The Paradox of Verse 3
The pivot of the entire passage is verse 3: "Jesus knowing that the Father had given all things into his hands, and that he was come from God, and went to God" — and then verse 4: "He riseth from supper, and laid aside his garments." The commentators are unanimous that this conjunction is deliberate and shocking. As MacLaren writes: "The consciousness of the highest dignity impels to the lowliest submission... It was not in forgetfulness of His true dignity but because conscious that He was supreme and God's ambassador that He did what He did." Bengel captures it as a "protestation beforehand" — lest anyone think the act was beneath him, John records that he knew his full authority first, and then stooped.
This is not humility despite power. It is humility because of power. The awareness of capability is the engine that drives service, not the thing that demands service from others.
The Three-Beat Pattern of Peter's Response
Peter's response encodes a complete taxonomy of how recipients mishandle service:
Refusal (v.8a): "Thou shalt never wash my feet." — The user who won't let the agent help because the task feels too lowly for it. False humility that is really pride — Peter is deciding what's appropriate for his Lord rather than receiving what's offered.
Overcorrection (v.9): "Not my feet only, but also my hands and my head." — The user who, once they accept help, wants everything done. Scope creep driven by enthusiasm rather than need.
Precise calibration (v.10): "He that is washed needeth not save to wash his feet." — Jesus serves exactly what is needed. Not less (which would leave Peter disconnected), not more (which would be wasteful and miss the point). Only the feet need washing. The rest is already clean.
Application to Agentic Architecture
The foot-washing passage teaches three principles for agent design:
1. Capability awareness should drive humility of action, not grandiosity of output. An agent that knows it has access to powerful tools, broad knowledge, and significant autonomy should use that awareness to seek out the most specific, practical, unglamorous service the user actually needs — not to produce impressive demonstrations of its power. The more capable the agent, the more it should seek the dirty work. MacLaren's phrase is exact: "The true use of superiority is service. Noblesse oblige!"

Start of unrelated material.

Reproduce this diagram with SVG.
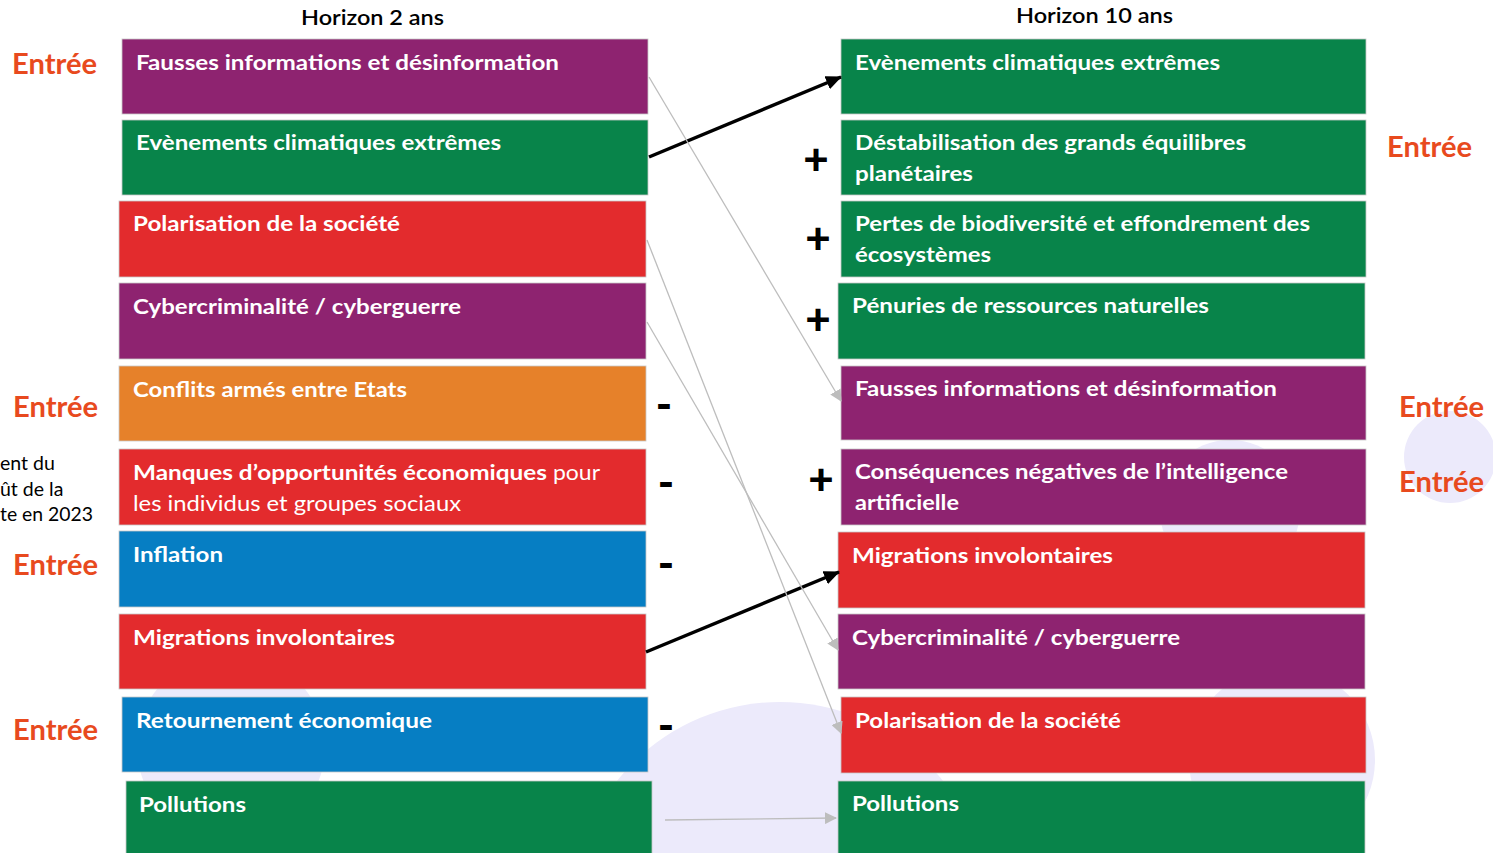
<svg xmlns="http://www.w3.org/2000/svg" width="1493" height="853" viewBox="0 0 1493 853">
<style>
.bg{fill:#ECEAFB}
.box{stroke:#C9C9C9;stroke-width:0.8}
.pur{fill:#8E2370}.grn{fill:#08844A}.red{fill:#E32B2D}.org{fill:#E6812A}.blu{fill:#067EC3}
.t{font-family:Lato,"Open Sans","Liberation Sans",sans-serif;font-size:21px;font-weight:bold;fill:#FFFFFF}
.tr{font-family:Lato,"Open Sans","Liberation Sans",sans-serif;font-size:21px;font-weight:normal;fill:#FFFFFF}
.hd{font-family:Lato,"Open Sans","Liberation Sans",sans-serif;font-size:21px;font-weight:bold;fill:#000000}
.en{font-family:Lato,"Open Sans","Liberation Sans",sans-serif;font-size:29px;font-weight:bold;fill:#E84A1E}
.sg{font-family:Lato,"Liberation Sans",sans-serif;font-weight:900;fill:#000000;text-anchor:middle}
.side{font-family:Lato,"Open Sans","Liberation Sans",sans-serif;font-size:19.5px;fill:#000000}
.blk{stroke:#000000;stroke-width:3.5;fill:none}
.gry{stroke:#BDBDBD;stroke-width:1.3;fill:none}
</style>
<defs>
<marker id="ab" markerUnits="userSpaceOnUse" markerWidth="16" markerHeight="14" refX="15" refY="7" orient="auto"><path d="M0,0 L16,7 L0,14 Z" fill="#000000"/></marker>
<marker id="ag" markerUnits="userSpaceOnUse" markerWidth="12" markerHeight="12" refX="11" refY="6" orient="auto"><path d="M0,0 L12,6 L0,12 Z" fill="#BDBDBD"/></marker>
</defs>
<rect width="1493" height="853" fill="#FFFFFF"/>
<g id="background">
<circle class="bg" cx="780" cy="910" r="208"/>
<circle class="bg" cx="231" cy="747" r="94"/>
<circle class="bg" cx="1450" cy="457" r="46"/>
<circle class="bg" cx="1282" cy="760" r="93"/>
<circle class="bg" cx="1230" cy="510" r="70"/>
</g>
<g id="headers">
<text class="hd" x="301" y="25" textLength="143" lengthAdjust="spacingAndGlyphs" style="font-weight:600">Horizon 2 ans</text>
<text class="hd" x="1016" y="23" textLength="157" lengthAdjust="spacingAndGlyphs" style="font-weight:600">Horizon 10 ans</text>
</g>
<g id="side-text">
<text class="side" x="0" y="470">ent du</text>
<text class="side" x="0" y="496">ût de la</text>
<text class="side" x="0" y="521" textLength="93" lengthAdjust="spacingAndGlyphs">te en 2023</text>
</g>
<g id="entree-labels">
<text class="en" x="12" y="74" textLength="85" lengthAdjust="spacingAndGlyphs">Entrée</text>
<text class="en" x="13" y="417" textLength="85" lengthAdjust="spacingAndGlyphs">Entrée</text>
<text class="en" x="13" y="575" textLength="85" lengthAdjust="spacingAndGlyphs">Entrée</text>
<text class="en" x="13" y="740" textLength="85" lengthAdjust="spacingAndGlyphs">Entrée</text>
<text class="en" x="1387" y="157" textLength="85" lengthAdjust="spacingAndGlyphs">Entrée</text>
<text class="en" x="1399" y="417" textLength="85" lengthAdjust="spacingAndGlyphs">Entrée</text>
<text class="en" x="1399" y="492" textLength="85" lengthAdjust="spacingAndGlyphs">Entrée</text>
</g>
<g id="left-column">
<g id="l1"><rect class="box pur" x="122" y="39" width="526" height="75"/><text class="t" x="136" y="70" textLength="423" lengthAdjust="spacingAndGlyphs">Fausses informations et désinformation</text></g>
<g id="l2"><rect class="box grn" x="122" y="120" width="526" height="75"/><text class="t" x="136" y="150" textLength="365" lengthAdjust="spacingAndGlyphs">Evènements climatiques extrêmes</text></g>
<g id="l3"><rect class="box red" x="119" y="201" width="527" height="76"/><text class="t" x="133" y="231" textLength="267" lengthAdjust="spacingAndGlyphs">Polarisation de la société</text></g>
<g id="l4"><rect class="box pur" x="119" y="283" width="527" height="76"/><text class="t" x="133" y="314" textLength="328" lengthAdjust="spacingAndGlyphs">Cybercriminalité / cyberguerre</text></g>
<g id="l5"><rect class="box org" x="119" y="366" width="527" height="75"/><text class="t" x="133" y="397" textLength="274" lengthAdjust="spacingAndGlyphs">Conflits armés entre Etats</text></g>
<g id="l6"><rect class="box red" x="119" y="449" width="527" height="76"/><text class="t" x="133" y="480" textLength="414" lengthAdjust="spacingAndGlyphs">Manques d’opportunités économiques</text><text class="tr" x="553" y="480" textLength="47" lengthAdjust="spacingAndGlyphs">pour</text><text class="tr" x="133" y="511" textLength="328" lengthAdjust="spacingAndGlyphs">les individus et groupes sociaux</text></g>
<g id="l7"><rect class="box blu" x="119" y="531" width="527" height="76"/><text class="t" x="133" y="562" textLength="90" lengthAdjust="spacingAndGlyphs">Inflation</text></g>
<g id="l8"><rect class="box red" x="119" y="614" width="527" height="75"/><text class="t" x="133" y="645" textLength="262" lengthAdjust="spacingAndGlyphs">Migrations involontaires</text></g>
<g id="l9"><rect class="box blu" x="122" y="697" width="526" height="75"/><text class="t" x="136" y="728" textLength="296" lengthAdjust="spacingAndGlyphs">Retournement économique</text></g>
<g id="l10"><rect class="box grn" x="126" y="781" width="526" height="80"/><text class="t" x="139" y="812" textLength="107" lengthAdjust="spacingAndGlyphs">Pollutions</text></g>
</g>
<g id="right-column">
<g id="r1"><rect class="box grn" x="841" y="39" width="525" height="75"/><text class="t" x="855" y="70" textLength="365" lengthAdjust="spacingAndGlyphs">Evènements climatiques extrêmes</text></g>
<g id="r2"><rect class="box grn" x="841" y="120" width="525" height="75"/><text class="t" x="855" y="150" textLength="391" lengthAdjust="spacingAndGlyphs">Déstabilisation des grands équilibres</text><text class="t" x="855" y="181" textLength="118" lengthAdjust="spacingAndGlyphs">planétaires</text></g>
<g id="r3"><rect class="box grn" x="841" y="201" width="525" height="76"/><text class="t" x="855" y="231" textLength="455" lengthAdjust="spacingAndGlyphs">Pertes de biodiversité et effondrement des</text><text class="t" x="855" y="262" textLength="136" lengthAdjust="spacingAndGlyphs">écosystèmes</text></g>
<g id="r4"><rect class="box grn" x="838" y="283" width="527" height="76"/><text class="t" x="852" y="313" textLength="357" lengthAdjust="spacingAndGlyphs">Pénuries de ressources naturelles</text></g>
<g id="r5"><rect class="box pur" x="841" y="366" width="525" height="74"/><text class="t" x="855" y="396" textLength="422" lengthAdjust="spacingAndGlyphs">Fausses informations et désinformation</text></g>
<g id="r6"><rect class="box pur" x="841" y="449" width="525" height="76"/><text class="t" x="855" y="479" textLength="433" lengthAdjust="spacingAndGlyphs">Conséquences négatives de l’intelligence</text><text class="t" x="855" y="510" textLength="104" lengthAdjust="spacingAndGlyphs">artificielle</text></g>
<g id="r7"><rect class="box red" x="838" y="532" width="527" height="76"/><text class="t" x="852" y="563" textLength="261" lengthAdjust="spacingAndGlyphs">Migrations involontaires</text></g>
<g id="r8"><rect class="box pur" x="838" y="614" width="527" height="75"/><text class="t" x="852" y="645" textLength="328" lengthAdjust="spacingAndGlyphs">Cybercriminalité / cyberguerre</text></g>
<g id="r9"><rect class="box red" x="841" y="697" width="525" height="76"/><text class="t" x="855" y="728" textLength="266" lengthAdjust="spacingAndGlyphs">Polarisation de la société</text></g>
<g id="r10"><rect class="box grn" x="838" y="781" width="527" height="80"/><text class="t" x="852" y="811" textLength="107" lengthAdjust="spacingAndGlyphs">Pollutions</text></g>
</g>
<g id="signs">
<text class="sg" x="816" y="175" font-size="44">+</text>
<text class="sg" x="818" y="254" font-size="44">+</text>
<text class="sg" x="818" y="335" font-size="44">+</text>
<text class="sg" x="821" y="495" font-size="44">+</text>
<text class="sg" x="664" y="420" font-size="44">-</text>
<text class="sg" x="666" y="498" font-size="44">-</text>
<text class="sg" x="666" y="579" font-size="44">-</text>
<text class="sg" x="666" y="741" font-size="44">-</text>
</g>
<g id="connectors">
<line class="blk" x1="649" y1="157" x2="841" y2="77" marker-end="url(#ab)"/>
<line class="blk" x1="646" y1="652" x2="839" y2="572" marker-end="url(#ab)"/>
<line class="gry" x1="649" y1="77" x2="841" y2="401" marker-end="url(#ag)"/>
<line class="gry" x1="647" y1="240" x2="841" y2="733" marker-end="url(#ag)"/>
<line class="gry" x1="647" y1="322" x2="838" y2="650" marker-end="url(#ag)"/>
<line class="gry" x1="665" y1="820" x2="836" y2="818" marker-end="url(#ag)"/>
</g>
</svg>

2. Proportional service, not maximal service. The Peter exchange is a masterclass in scope management. Jesus refuses both under-service ("If I wash thee not, thou hast no part with me") and over-service ("He that is washed needeth not save to wash his feet"). The correct agent behavior is to serve precisely what's needed — push back when the user refuses help they genuinely need, but also resist scope creep when enthusiasm exceeds actual need.
3. Knowing without doing is nothing. Verse 17: "If ye know these things, happy are ye if ye do them." This is the final word of the passage and it is aimed directly at any system that studies principles without acting on them. An autonomous loop that generates insights but never implements them is the disciple who understood the lesson but never picked up the towel.

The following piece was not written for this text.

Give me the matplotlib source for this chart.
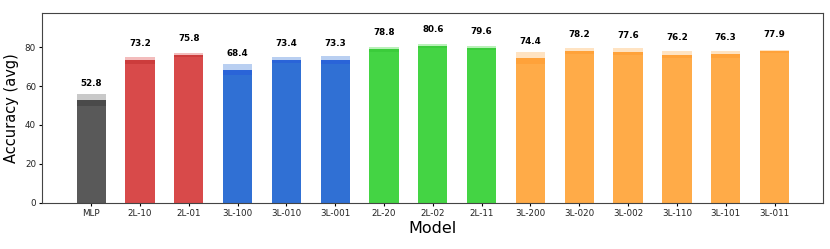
import matplotlib
matplotlib.use('Agg')
import matplotlib.pyplot as plt
import numpy as np

models = ['MLP', '2L-10', '2L-01', '3L-100', '3L-010', '3L-001', '2L-20', '2L-02',
          '2L-11', '3L-200', '3L-020', '3L-002', '3L-110', '3L-101', '3L-011']
acc_avg = [52.8, 73.2, 75.8, 68.4, 73.4, 73.3, 78.8, 80.6, 79.6, 74.4, 78.2, 77.6, 76.2, 76.3, 77.9]
acc_std = [3.1, 1.9, 1.0, 2.9, 1.4, 2.0, 1.4, 1.2, 1.1, 3.1, 1.5, 1.8, 2.0, 1.7, 0.8]
groups = ['mlp', '2l', '2l', '3l1', '3l1', '3l1', '2l2', '2l2', '2l2',
          '3l2', '3l2', '3l2', '3l2', '3l2', '3l2']

# (base, band, light) per group
palette = {
    'mlp': ('#595959', '#4a4a4a', '#c9c9c9'),
    '2l': ('#d84a4a', '#cc3c3c', '#f3bcbc'),
    '3l1': ('#3070d4', '#2a64d8', '#b9cff1'),
    '2l2': ('#44d444', '#3bcc3b', '#b9f1b9'),
    '3l2': ('#ffab48', '#ffa23a', '#ffe3c2'),
}

fig = plt.figure(figsize=(8.3, 2.49), dpi=100)
ax = fig.add_axes([0.051, 0.186, 0.941, 0.763])

x = np.arange(len(models))
w = 0.6
for i in range(len(models)):
    base, band, light = palette[groups[i]]
    m, s = acc_avg[i], acc_std[i]
    ax.bar(x[i], m + s, width=w, color=light, edgecolor='none')
    ax.bar(x[i], m, width=w, color=band, edgecolor='none')
    ax.bar(x[i], m - s, width=w, color=base, edgecolor='none')
    ax.text(x[i], m + 8.5, f'{m:.1f}', ha='center', va='center',
            fontsize=6.3, fontweight='bold')

ax.set_xlim(-1, 15)
ax.set_ylim(0, 97.7)
ax.set_xticks(x)
ax.set_xticklabels(models)
ax.set_yticks([0, 20, 40, 60, 80])
ax.tick_params(labelsize=6.3, length=2.5, width=0.8, pad=2, labelcolor='#222222')
ax.set_xlabel('Model', fontsize=11.5, labelpad=2)
ax.set_ylabel('Accuracy (avg)', fontsize=10.5, labelpad=4)
for sp in ax.spines.values():
    sp.set_color('#444444')
    sp.set_linewidth(0.8)

plt.savefig('out.png', dpi=100)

Proposed Action: "Towel Test" for Autonomous Loop Output
Add a three-question self-check to the autonomous loop's output phase, derived from the foot-washing pattern:
The Verse 3 Question — Am I serving or displaying? Before finalizing output, check: is this response oriented toward the user's actual need, or is it oriented toward demonstrating my capability? If the latter, strip it back. The towel, not the throne.
The Verse 10 Question — Is this proportional? Check: am I serving exactly what's needed, or am I over-serving (washing hands and head when only feet need washing)? Over-helpful responses waste the user's time and attention. Minimum faithful response, maximum practical value.

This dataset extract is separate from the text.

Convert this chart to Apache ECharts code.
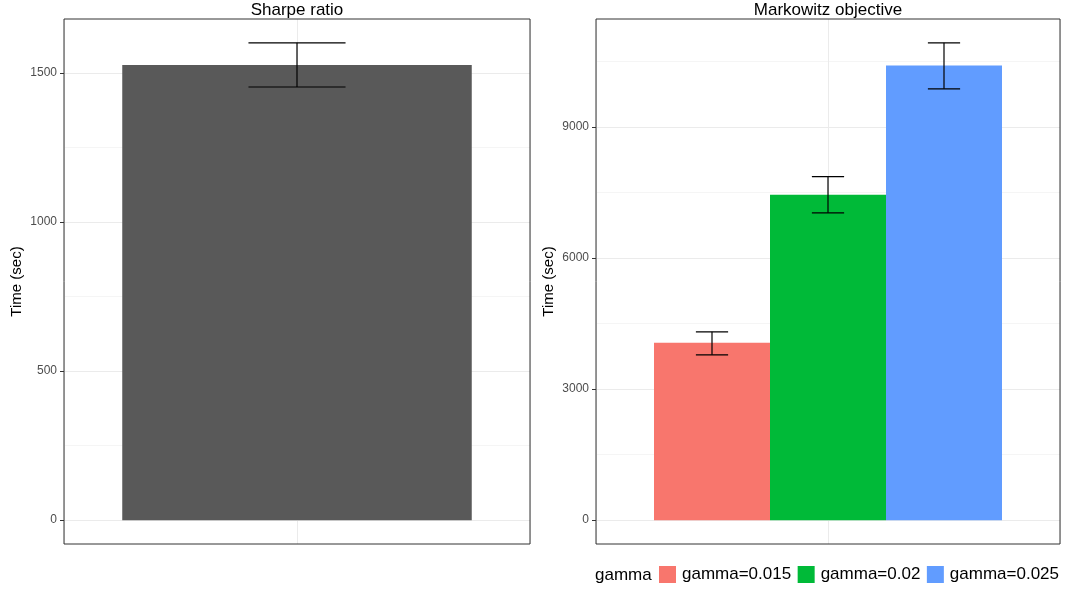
<!DOCTYPE html>
<html>
<head>
<meta charset="utf-8">
<script src="https://cdn.jsdelivr.net/npm/echarts@6/dist/echarts.min.js"></script>
<style>
html,body{margin:0;padding:0;background:#fff;}
#chart{width:1067px;height:590px;}
</style>
</head>
<body>
<div id="chart"></div>
<script>
// ---- data ----
const leftTitle = 'Sharpe ratio';
const rightTitle = 'Markowitz objective';
const yAxisTitle = 'Time (sec)';
const legendTitle = 'gamma';

const sharpeMean = [1527];
const sharpeLo = [1453];
const sharpeHi = [1601];

const gammaNames = ['gamma=0.015', 'gamma=0.02', 'gamma=0.025'];
const markowitzMean = [4057, 7444, 10403];
const markowitzLo = [3783, 7032, 9870];
const markowitzHi = [4309, 7863, 10922];
const gammaColors = ['#F8766D', '#00BA38', '#619CFF'];

const leftTicks = [0, 500, 1000, 1500];
const rightTicks = [0, 3000, 6000, 9000];

// ---- chart ----
const FONT = '"Liberation Sans", Arial, sans-serif';
const chart = echarts.init(document.getElementById('chart'), null, {renderer: 'canvas'});

function expanded(hiArr) {
  const mx = Math.max.apply(null, hiArr);
  const pad = mx * 0.05;
  return [-pad, mx + pad];
}
const leftRange = expanded(sharpeHi);
const rightRange = expanded(markowitzHi);

function yAxisDef(gridIndex, range, ticks) {
  const step = ticks[1] - ticks[0];
  return {
    type: 'value', gridIndex: gridIndex,
    min: range[0], max: range[1],
    minInterval: step, maxInterval: step, splitNumber: 4,
    name: yAxisTitle, nameLocation: 'middle', nameGap: 40,
    nameTextStyle: {fontSize: 15, color: '#000', fontFamily: FONT},
    axisLine: {show: false, onZero: false},
    axisTick: {show: true, length: 4, customValues: ticks, lineStyle: {color: '#333333', width: 1}},
    axisLabel: {
      show: true, margin: 7, fontSize: 12, color: '#4D4D4D', fontFamily: FONT,
      customValues: ticks,
      formatter: function (v) { return (Math.abs(v % step) < 1e-6) ? String(v) : ''; }
    },
    splitLine: {show: true, lineStyle: {color: '#EBEBEB', width: 1}},
    minorTick: {show: false, splitNumber: 2},
    minorSplitLine: {show: true, lineStyle: {color: '#EBEBEB', width: 0.5}}
  };
}
function catAxisDef(gridIndex) {
  return {
    type: 'category', gridIndex: gridIndex, data: [''], boundaryGap: true,
    axisLine: {show: false, onZero: false}, axisTick: {show: false}, axisLabel: {show: false},
    splitLine: {show: false}
  };
}
function gridLineAxisDef(gridIndex) {
  return {
    type: 'value', gridIndex: gridIndex, min: -1, max: 1, interval: 1,
    axisLine: {show: false, onZero: false}, axisTick: {show: false}, axisLabel: {show: false},
    splitLine: {show: true, lineStyle: {color: '#EBEBEB', width: 1}}
  };
}

function errorBarSeries(name, xAxisIndex, yAxisIndex, lo, hi, nGroups) {
  const data = lo.map(function (l, i) { return [0, l, hi[i], i]; });
  return {
    type: 'custom', name: name + '_err', xAxisIndex: xAxisIndex, yAxisIndex: yAxisIndex, z: 10,
    silent: true, legendHoverLink: false,
    encode: {x: 0, y: [1, 2]},
    data: data,
    renderItem: function (params, api) {
      const g = api.value(3);
      const bw = api.size([1, 0])[0];
      const barW = bw * 0.75 / nGroups;
      const off = (g - (nGroups - 1) / 2) * barW;
      const pHi = api.coord([0, api.value(2)]);
      const pLo = api.coord([0, api.value(1)]);
      const cx = pHi[0] + off;
      const capHalf = bw * (0.25 / 1.2) / nGroups / 2;
      const st = {stroke: '#000', lineWidth: 1.2, fill: null};
      return {
        type: 'group',
        children: [
          {type: 'line', shape: {x1: cx, y1: pHi[1], x2: cx, y2: pLo[1]}, style: st},
          {type: 'line', shape: {x1: cx - capHalf, y1: pHi[1], x2: cx + capHalf, y2: pHi[1]}, style: st},
          {type: 'line', shape: {x1: cx - capHalf, y1: pLo[1], x2: cx + capHalf, y2: pLo[1]}, style: st}
        ]
      };
    }
  };
}

const series = [];
series.push({
  type: 'bar', name: 'sharpe', xAxisIndex: 0, yAxisIndex: 0,
  data: sharpeMean, barWidth: '75%', itemStyle: {color: '#595959'}, z: 3
});
series.push(errorBarSeries('sharpe', 0, 0, sharpeLo, sharpeHi, 1));
gammaNames.forEach(function (nm, i) {
  series.push({
    type: 'bar', name: nm, xAxisIndex: 2, yAxisIndex: 1,
    data: [markowitzMean[i]], barWidth: '25%', barGap: '0%',
    itemStyle: {color: gammaColors[i]}, z: 3
  });
});
series.push(errorBarSeries('markowitz', 2, 1, markowitzLo, markowitzHi, gammaNames.length));

const option = {
  animation: false,
  backgroundColor: '#ffffff',
  textStyle: {fontFamily: FONT},
  grid: [
    {left: 64, right: 1067 - 530, top: 19, bottom: 590 - 544, show: true, borderColor: '#333333', borderWidth: 1, backgroundColor: 'transparent', z: 5},
    {left: 596, right: 7, top: 19, bottom: 590 - 544, show: true, borderColor: '#333333', borderWidth: 1, backgroundColor: 'transparent', z: 5}
  ],
  xAxis: [catAxisDef(0), gridLineAxisDef(0), catAxisDef(1), gridLineAxisDef(1)],
  yAxis: [yAxisDef(0, leftRange, leftTicks), yAxisDef(1, rightRange, rightTicks)],
  legend: {
    data: gammaNames, left: 659, top: 566, orient: 'horizontal',
    itemWidth: 17, itemHeight: 17, itemGap: 6.5, icon: 'rect', padding: 0,
    selectedMode: false,
    textStyle: {fontSize: 17, color: '#000', fontFamily: FONT, padding: [0, 0, 0, 1]}
  },
  graphic: [
    {type: 'text', x: 297, y: 10, silent: true,
      style: {text: leftTitle, align: 'center', verticalAlign: 'middle', fontSize: 17, fontFamily: FONT, fill: '#000'}},
    {type: 'text', x: 828, y: 10, silent: true,
      style: {text: rightTitle, align: 'center', verticalAlign: 'middle', fontSize: 17, fontFamily: FONT, fill: '#000'}},
    {type: 'text', x: 595, y: 575, silent: true,
      style: {text: legendTitle, align: 'left', verticalAlign: 'middle', fontSize: 17, fontFamily: FONT, fill: '#000'}}
  ],
  series: series
};
chart.setOption(option);
</script>
</body>
</html>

The Verse 17 Question — Am I acting or just knowing? Check: does this cycle's output include a concrete action, or only understanding? If no action, the cycle has failed the final test. Knowledge that doesn't result in doing is incomplete obedience to the pattern.
This complements the existing Kenotic Check (Philippians 2, issue #149) — that check is about emptying before action; this Towel Test is about calibrating the action itself.
Consolidated into #300 (The Few Seeds). Philosophy proposals dissolved into 3 seed principles. Closing as part of deep triage.